Признаюсь — непривычно, когда знаменитого писателя, «Буревестника революции», как Горького называли в советских учебниках по литературе, кто-то величает просто «дедушкой». Особенно, если это происходит сейчас, что называется, в новом веке.
Кажется, я ни разу не слышал, чтобы Марфа Максимовна называла его по фамилии. Спрашиваю, как в семье воспринимали называние Парка культуры и отдыха в Москве или нынешнюю Тверскую, носившую раньше имя Горы кого. «Совершенно отстраненно, никогда не задумывалась, что все это названо в честь моего дедушки», — отвечает Пешкова.
После часов, проведенных в ее доме, я поймал себя на том, что тоже больше не воспринимаю Горького лишь как мирового классика и автора великих пьес и романов. Для меня Максим Горький стал почти родным, пусть не дедушкой, но живым человеком, по утрам надевающим голубую рубашку, дабы подчеркнуть цвет глаз, расчесывающим свои такие знакомые по фото усы и ежик волос и наносящим на них несколько капель душистого одеколона. Именно таким он запомнился Марфе Пешковой.

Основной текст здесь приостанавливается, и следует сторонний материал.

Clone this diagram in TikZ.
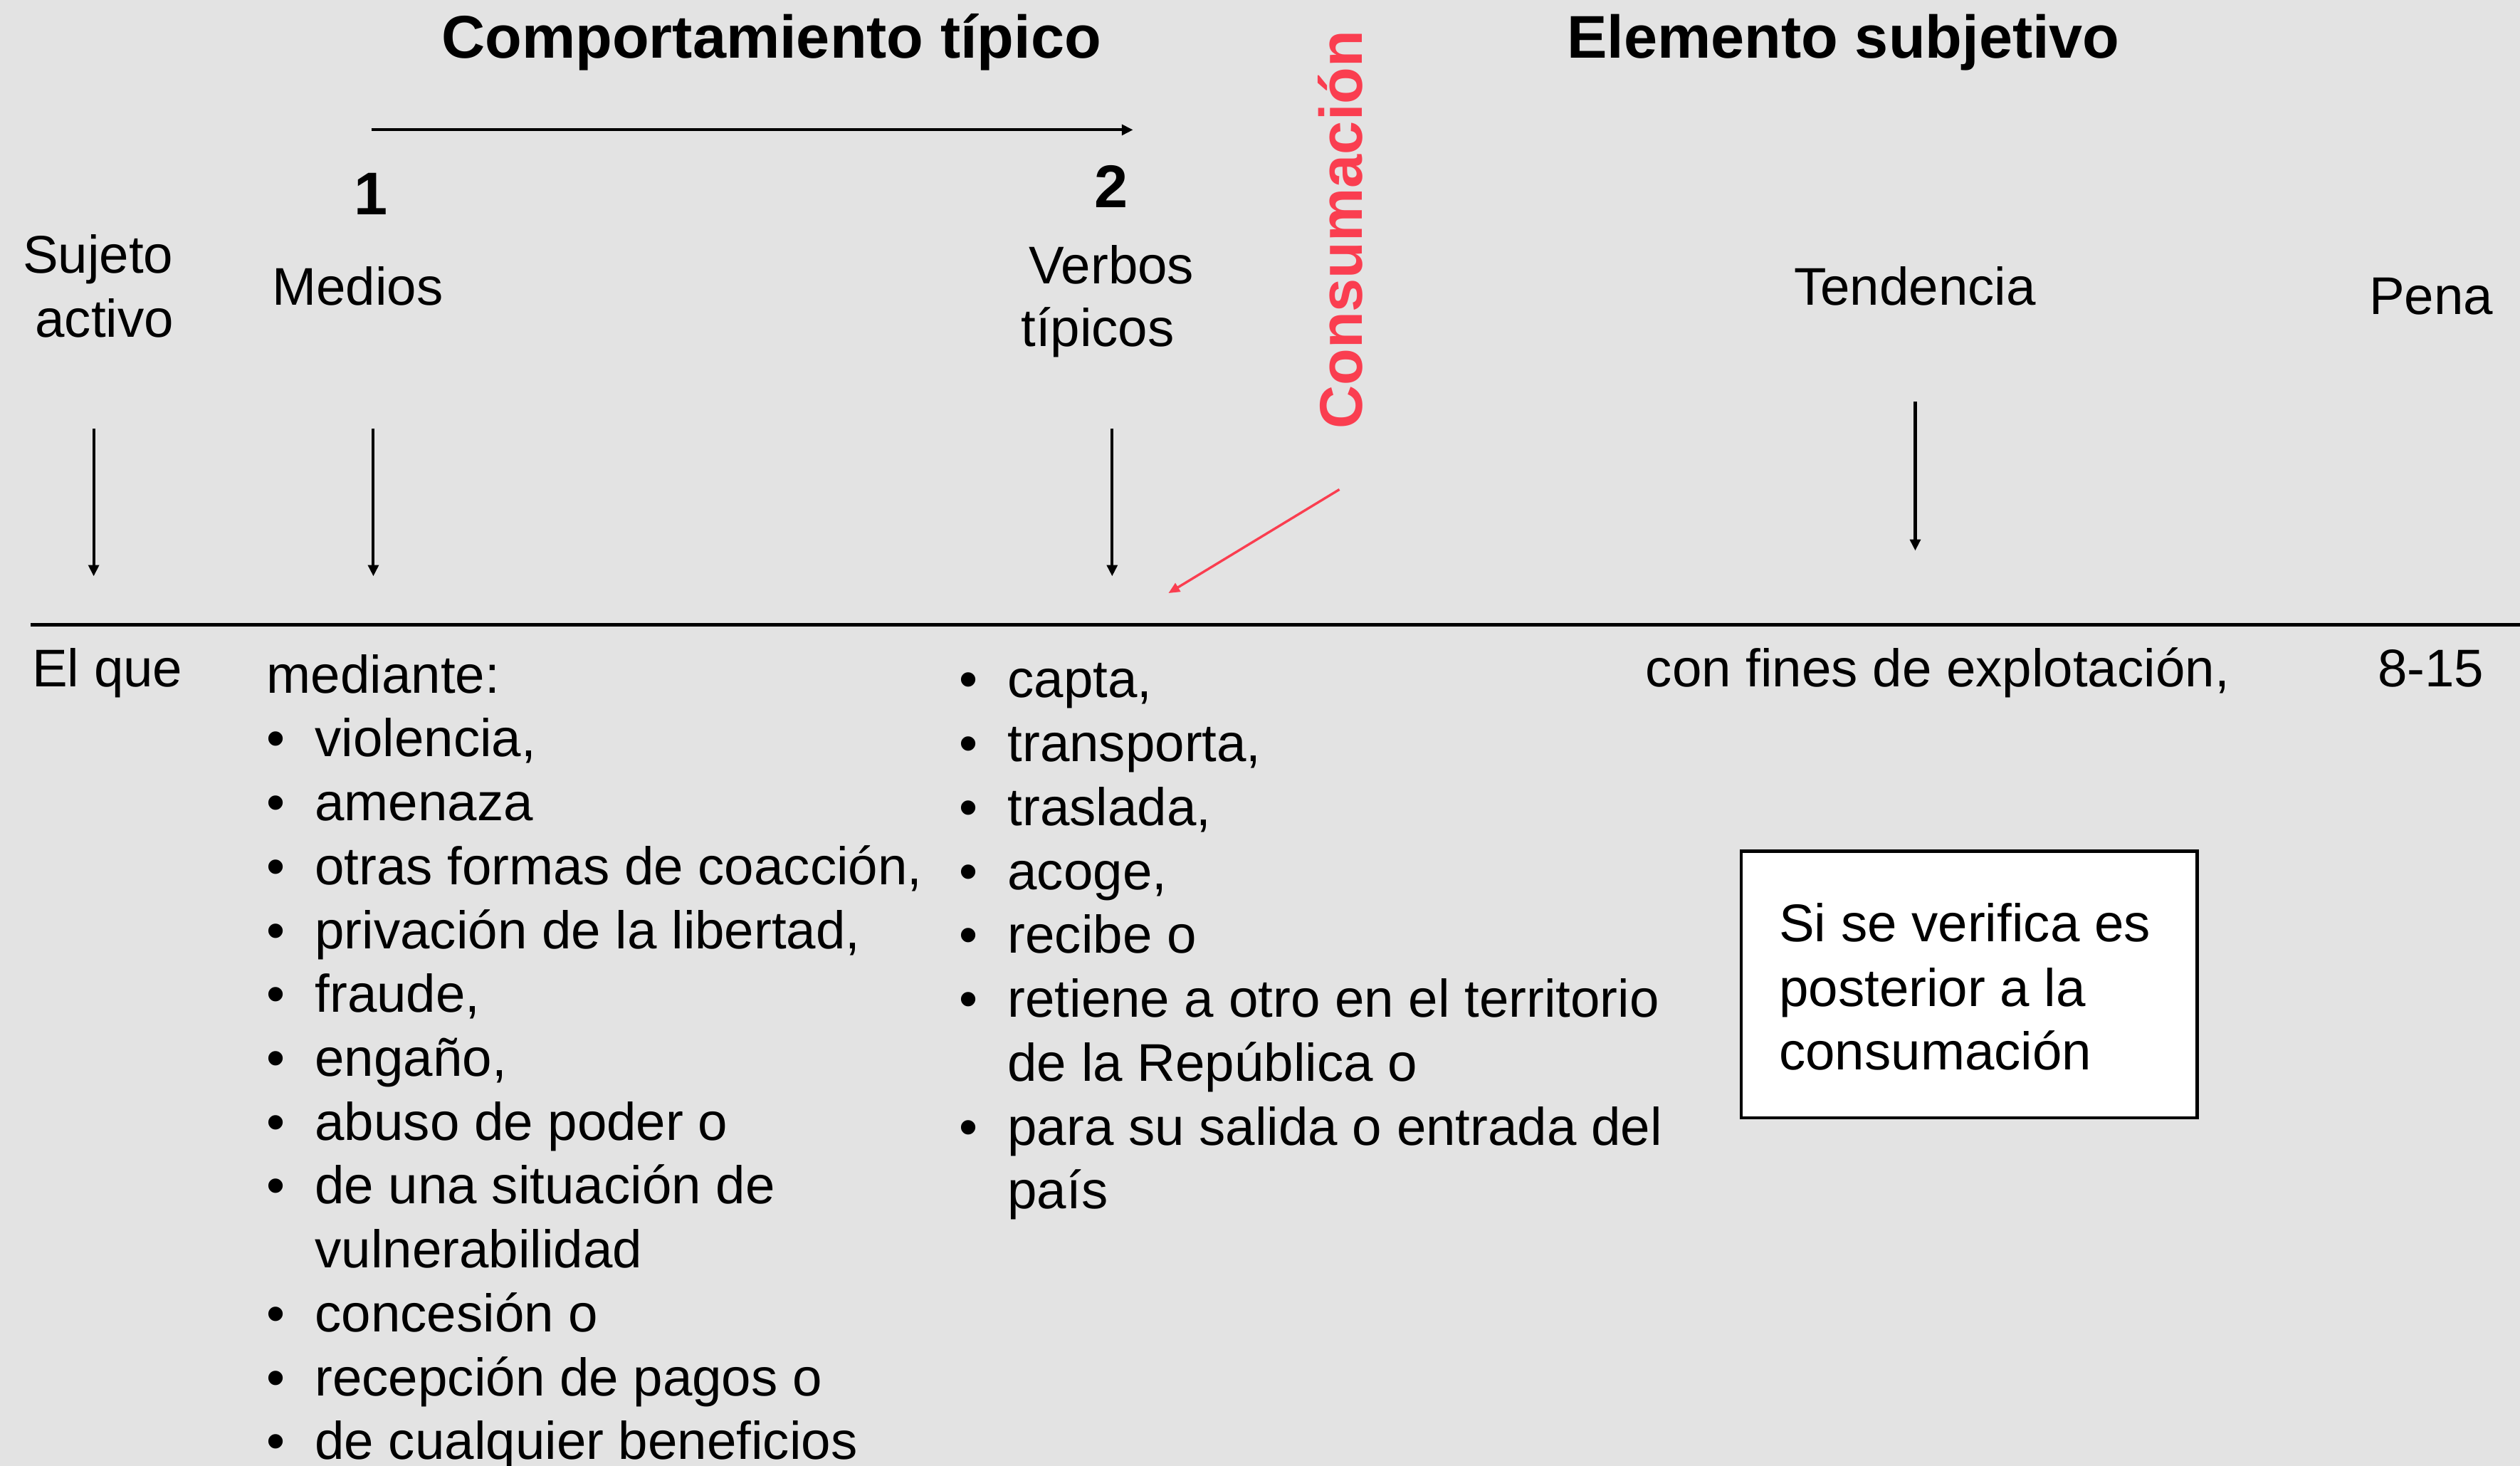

Единственное, к чему я так и не сумел привыкнуть — к невероятной памяти моей собеседницы, восстанавливающей с точностью до последнего штриха события своей жизни. О детстве ей напоминают десятки старых карточек, которые Марфа Максимовна каждый раз к моему приходу достает из альбомов и раскладывает на журнальном столике. Я знаю, что все фото хранятся на полках большого книжного шкафа, за стеклом которого установлены книги дедушки и старинная раскрашенная фотография: Горький с женой Екатериной Пешковой и сыном Максимом. Но иногда мне хочется думать, что хозяйка достает уникальные снимки из старого фамильного резного сундука, стоявшего в свое время еще в доме Горького в Нижнем Новгороде. Этот сундук стоит в квартире на самом почетном месте.
За спинкой дивана в большой комнате, объединенной с кухней, устроена своего рода выставка коллекции: фигурки осликов. «Это — мой талисман, — улыбается Марфа Максимовна. — Когда у мамы пропало грудное молоко, кто-то подсказал ей, что младенца можно кормить ослиным молоком. Как видите, это оказалось правдой».
Когда я только переступил порог квартиры Пешковой, то обратил внимание на репродукцию в рамке и под стеклом: в старинном кресле сидит поразительной красоты женщина, задумавшаяся о чем-то далеком. Сам оригинал работы Павла Корина хранится в Третьяковской галерее.
«Моя несчастная мама, — перехватив мой взгляд, пояснила Марфа Максимовна. — Почему несчастная? Это долгая история. Когда-нибудь расскажу».